Write out the entire listing below exactly as it appears, minus any pictures.

** START MATERIAL PROVIDED **

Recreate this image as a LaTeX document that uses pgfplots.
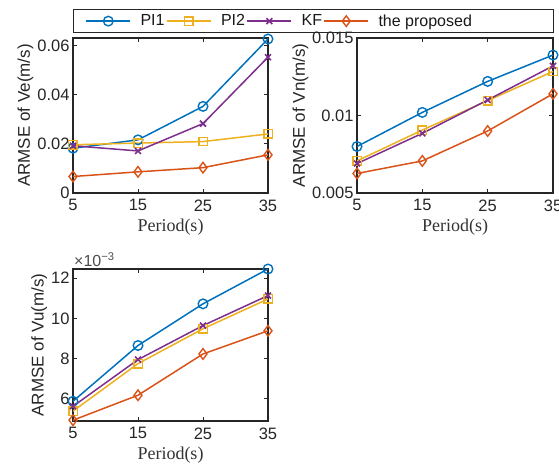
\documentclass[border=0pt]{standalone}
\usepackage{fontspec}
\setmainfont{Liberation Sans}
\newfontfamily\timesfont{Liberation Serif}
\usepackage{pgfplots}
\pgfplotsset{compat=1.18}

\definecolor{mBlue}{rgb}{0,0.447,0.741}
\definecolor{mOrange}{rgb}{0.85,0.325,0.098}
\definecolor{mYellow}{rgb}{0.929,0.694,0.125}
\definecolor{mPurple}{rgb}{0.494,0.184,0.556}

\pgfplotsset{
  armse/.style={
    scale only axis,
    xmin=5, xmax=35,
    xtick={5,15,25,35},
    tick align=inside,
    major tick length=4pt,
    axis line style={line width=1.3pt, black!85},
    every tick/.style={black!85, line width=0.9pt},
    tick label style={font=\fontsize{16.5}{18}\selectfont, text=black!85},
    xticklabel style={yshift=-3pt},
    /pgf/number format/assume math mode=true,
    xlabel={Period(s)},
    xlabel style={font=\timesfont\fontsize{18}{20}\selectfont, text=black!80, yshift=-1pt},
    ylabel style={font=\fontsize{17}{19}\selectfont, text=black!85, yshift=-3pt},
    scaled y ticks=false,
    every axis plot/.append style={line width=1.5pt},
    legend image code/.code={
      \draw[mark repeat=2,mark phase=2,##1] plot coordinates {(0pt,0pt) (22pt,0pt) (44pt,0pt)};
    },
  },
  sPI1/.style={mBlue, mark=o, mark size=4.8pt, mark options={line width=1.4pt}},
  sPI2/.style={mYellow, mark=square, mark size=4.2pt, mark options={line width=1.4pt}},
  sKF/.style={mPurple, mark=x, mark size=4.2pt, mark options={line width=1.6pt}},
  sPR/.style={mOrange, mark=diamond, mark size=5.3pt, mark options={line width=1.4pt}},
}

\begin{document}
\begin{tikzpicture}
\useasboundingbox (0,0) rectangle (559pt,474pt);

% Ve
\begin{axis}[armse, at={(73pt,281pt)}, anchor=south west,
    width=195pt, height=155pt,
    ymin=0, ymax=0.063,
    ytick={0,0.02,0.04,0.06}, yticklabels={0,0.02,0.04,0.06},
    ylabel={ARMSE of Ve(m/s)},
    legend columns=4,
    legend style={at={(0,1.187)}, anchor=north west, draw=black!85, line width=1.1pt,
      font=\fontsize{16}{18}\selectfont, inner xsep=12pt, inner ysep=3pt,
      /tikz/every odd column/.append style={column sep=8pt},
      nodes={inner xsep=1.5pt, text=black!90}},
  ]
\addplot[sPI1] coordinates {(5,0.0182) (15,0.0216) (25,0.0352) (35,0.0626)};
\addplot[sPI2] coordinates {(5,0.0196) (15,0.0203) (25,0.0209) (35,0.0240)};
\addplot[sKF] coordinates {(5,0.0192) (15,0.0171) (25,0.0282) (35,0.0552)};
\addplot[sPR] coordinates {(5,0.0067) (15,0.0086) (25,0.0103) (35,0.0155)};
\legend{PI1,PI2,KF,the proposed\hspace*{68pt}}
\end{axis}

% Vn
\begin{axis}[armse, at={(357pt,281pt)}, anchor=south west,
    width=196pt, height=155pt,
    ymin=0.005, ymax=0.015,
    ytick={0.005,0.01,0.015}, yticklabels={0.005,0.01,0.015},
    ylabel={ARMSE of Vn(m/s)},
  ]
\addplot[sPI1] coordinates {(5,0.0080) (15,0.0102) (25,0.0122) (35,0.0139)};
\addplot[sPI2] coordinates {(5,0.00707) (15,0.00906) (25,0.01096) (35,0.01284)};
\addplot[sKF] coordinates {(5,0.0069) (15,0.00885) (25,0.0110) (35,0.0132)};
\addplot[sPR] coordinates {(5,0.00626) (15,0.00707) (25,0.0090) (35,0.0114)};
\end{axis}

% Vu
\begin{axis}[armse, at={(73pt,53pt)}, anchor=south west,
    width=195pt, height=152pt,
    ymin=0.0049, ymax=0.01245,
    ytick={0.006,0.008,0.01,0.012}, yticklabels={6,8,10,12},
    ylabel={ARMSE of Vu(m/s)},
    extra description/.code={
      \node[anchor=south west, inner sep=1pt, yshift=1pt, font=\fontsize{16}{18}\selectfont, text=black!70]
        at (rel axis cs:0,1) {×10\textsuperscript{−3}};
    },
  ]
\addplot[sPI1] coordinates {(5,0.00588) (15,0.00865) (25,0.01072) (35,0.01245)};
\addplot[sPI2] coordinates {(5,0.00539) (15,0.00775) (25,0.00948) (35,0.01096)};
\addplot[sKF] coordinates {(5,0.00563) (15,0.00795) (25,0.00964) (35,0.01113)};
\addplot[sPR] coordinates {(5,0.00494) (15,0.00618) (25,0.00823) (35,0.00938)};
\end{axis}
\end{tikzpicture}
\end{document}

** END MATERIAL PROVIDED **

• **OUTPUT FOR THIS EXERCISE**
Recreate this image as a LaTeX document that uses pgfplots.
\documentclass[border=0pt]{standalone}
\usepackage{fontspec}
\setmainfont{Liberation Sans}
\newfontfamily\timesfont{Liberation Serif}
\usepackage{pgfplots}
\pgfplotsset{compat=1.18}

\definecolor{mBlue}{rgb}{0,0.447,0.741}
\definecolor{mOrange}{rgb}{0.85,0.325,0.098}
\definecolor{mYellow}{rgb}{0.929,0.694,0.125}
\definecolor{mPurple}{rgb}{0.494,0.184,0.556}

\pgfplotsset{
  armse/.style={
    scale only axis,
    xmin=5, xmax=35,
    xtick={5,15,25,35},
    tick align=inside,
    major tick length=4pt,
    axis line style={line width=1.3pt, black!85},
    every tick/.style={black!85, line width=0.9pt},
    tick label style={font=\fontsize{16.5}{18}\selectfont, text=black!85},
    xticklabel style={yshift=-3pt},
    /pgf/number format/assume math mode=true,
    xlabel={Period(s)},
    xlabel style={font=\timesfont\fontsize{18}{20}\selectfont, text=black!80, yshift=-1pt},
    ylabel style={font=\fontsize{17}{19}\selectfont, text=black!85, yshift=-3pt},
    scaled y ticks=false,
    every axis plot/.append style={line width=1.5pt},
    legend image code/.code={
      \draw[mark repeat=2,mark phase=2,##1] plot coordinates {(0pt,0pt) (22pt,0pt) (44pt,0pt)};
    },
  },
  sPI1/.style={mBlue, mark=o, mark size=4.8pt, mark options={line width=1.4pt}},
  sPI2/.style={mYellow, mark=square, mark size=4.2pt, mark options={line width=1.4pt}},
  sKF/.style={mPurple, mark=x, mark size=4.2pt, mark options={line width=1.6pt}},
  sPR/.style={mOrange, mark=diamond, mark size=5.3pt, mark options={line width=1.4pt}},
}

\begin{document}
\begin{tikzpicture}
\useasboundingbox (0,0) rectangle (559pt,474pt);

% Ve
\begin{axis}[armse, at={(73pt,281pt)}, anchor=south west,
    width=195pt, height=155pt,
    ymin=0, ymax=0.063,
    ytick={0,0.02,0.04,0.06}, yticklabels={0,0.02,0.04,0.06},
    ylabel={ARMSE of Ve(m/s)},
    legend columns=4,
    legend style={at={(0,1.187)}, anchor=north west, draw=black!85, line width=1.1pt,
      font=\fontsize{16}{18}\selectfont, inner xsep=12pt, inner ysep=3pt,
      /tikz/every odd column/.append style={column sep=8pt},
      nodes={inner xsep=1.5pt, text=black!90}},
  ]
\addplot[sPI1] coordinates {(5,0.0182) (15,0.0216) (25,0.0352) (35,0.0626)};
\addplot[sPI2] coordinates {(5,0.0196) (15,0.0203) (25,0.0209) (35,0.0240)};
\addplot[sKF] coordinates {(5,0.0192) (15,0.0171) (25,0.0282) (35,0.0552)};
\addplot[sPR] coordinates {(5,0.0067) (15,0.0086) (25,0.0103) (35,0.0155)};
\legend{PI1,PI2,KF,the proposed\hspace*{68pt}}
\end{axis}

% Vn
\begin{axis}[armse, at={(357pt,281pt)}, anchor=south west,
    width=196pt, height=155pt,
    ymin=0.005, ymax=0.015,
    ytick={0.005,0.01,0.015}, yticklabels={0.005,0.01,0.015},
    ylabel={ARMSE of Vn(m/s)},
  ]
\addplot[sPI1] coordinates {(5,0.0080) (15,0.0102) (25,0.0122) (35,0.0139)};
\addplot[sPI2] coordinates {(5,0.00707) (15,0.00906) (25,0.01096) (35,0.01284)};
\addplot[sKF] coordinates {(5,0.0069) (15,0.00885) (25,0.0110) (35,0.0132)};
\addplot[sPR] coordinates {(5,0.00626) (15,0.00707) (25,0.0090) (35,0.0114)};
\end{axis}

% Vu
\begin{axis}[armse, at={(73pt,53pt)}, anchor=south west,
    width=195pt, height=152pt,
    ymin=0.0049, ymax=0.01245,
    ytick={0.006,0.008,0.01,0.012}, yticklabels={6,8,10,12},
    ylabel={ARMSE of Vu(m/s)},
    extra description/.code={
      \node[anchor=south west, inner sep=1pt, yshift=1pt, font=\fontsize{16}{18}\selectfont, text=black!70]
        at (rel axis cs:0,1) {×10\textsuperscript{−3}};
    },
  ]
\addplot[sPI1] coordinates {(5,0.00588) (15,0.00865) (25,0.01072) (35,0.01245)};
\addplot[sPI2] coordinates {(5,0.00539) (15,0.00775) (25,0.00948) (35,0.01096)};
\addplot[sKF] coordinates {(5,0.00563) (15,0.00795) (25,0.00964) (35,0.01113)};
\addplot[sPR] coordinates {(5,0.00494) (15,0.00618) (25,0.00823) (35,0.00938)};
\end{axis}
\end{tikzpicture}
\end{document}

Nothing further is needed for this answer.